The CESLAM carried out a study a month after the quake in four of the 14 severely affected districts Sindhupal-chowk, Kavrepalanchowk, Dhading and Kathmandu.

Of 166 households surveyed, 115 were migrant households (including both internal and external) and 51 were non-migrant.

The findings showed that most families asked their migrant members not to return and instead continue to provide support during rehabilitation by remitting additional funds.

But then, 73 per cent of the households with external migrants reported that their absence had a negative impact on the household's post-earthquake resettlement.

In fiscal 2013-14 alone, approximately half a million Nepalis got foreign jobs. The official remittance received during the first nine months of 2013-2014 was Nepali Rs.400 billion ($4 billion), or close to 30 per cent of the country's total GDP.

Meanwhile, during a field visit to the earthquake- devastated areas in Dhading, a Nepali district about 100 kilometers off the capital, the correspondents observed that migrant's family members, mainly females, are still waiting for their husbands to come back home to repair their destroyed houses on the hills.

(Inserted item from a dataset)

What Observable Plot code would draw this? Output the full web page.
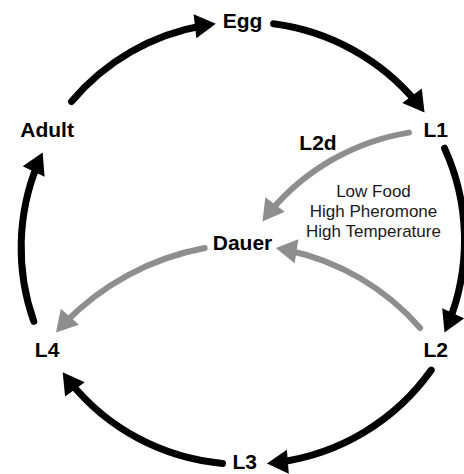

They are living at makeshift tents vulnerably made of plastic papers where weather remains very hot at day and at night it is very cold. Strong community support helped them to make their new shelters while they got little bit of government support to survive.

Lalita Koirala and Kalpana Koirala of east Nepal's Dhading district have survived the quake but their husbands work abroad. The two are desperately waiting for them to return to start rebuilding of their houses.

Lalita's husband works in the Gulf while Kalpana's spouse in Malaysia is the destination countries.

While Kalpana manages her six-member family, including two young children, Lalita looks after three older members and a 13-year-old son - all with the help of their husbands' remittances - in makeshift shelters.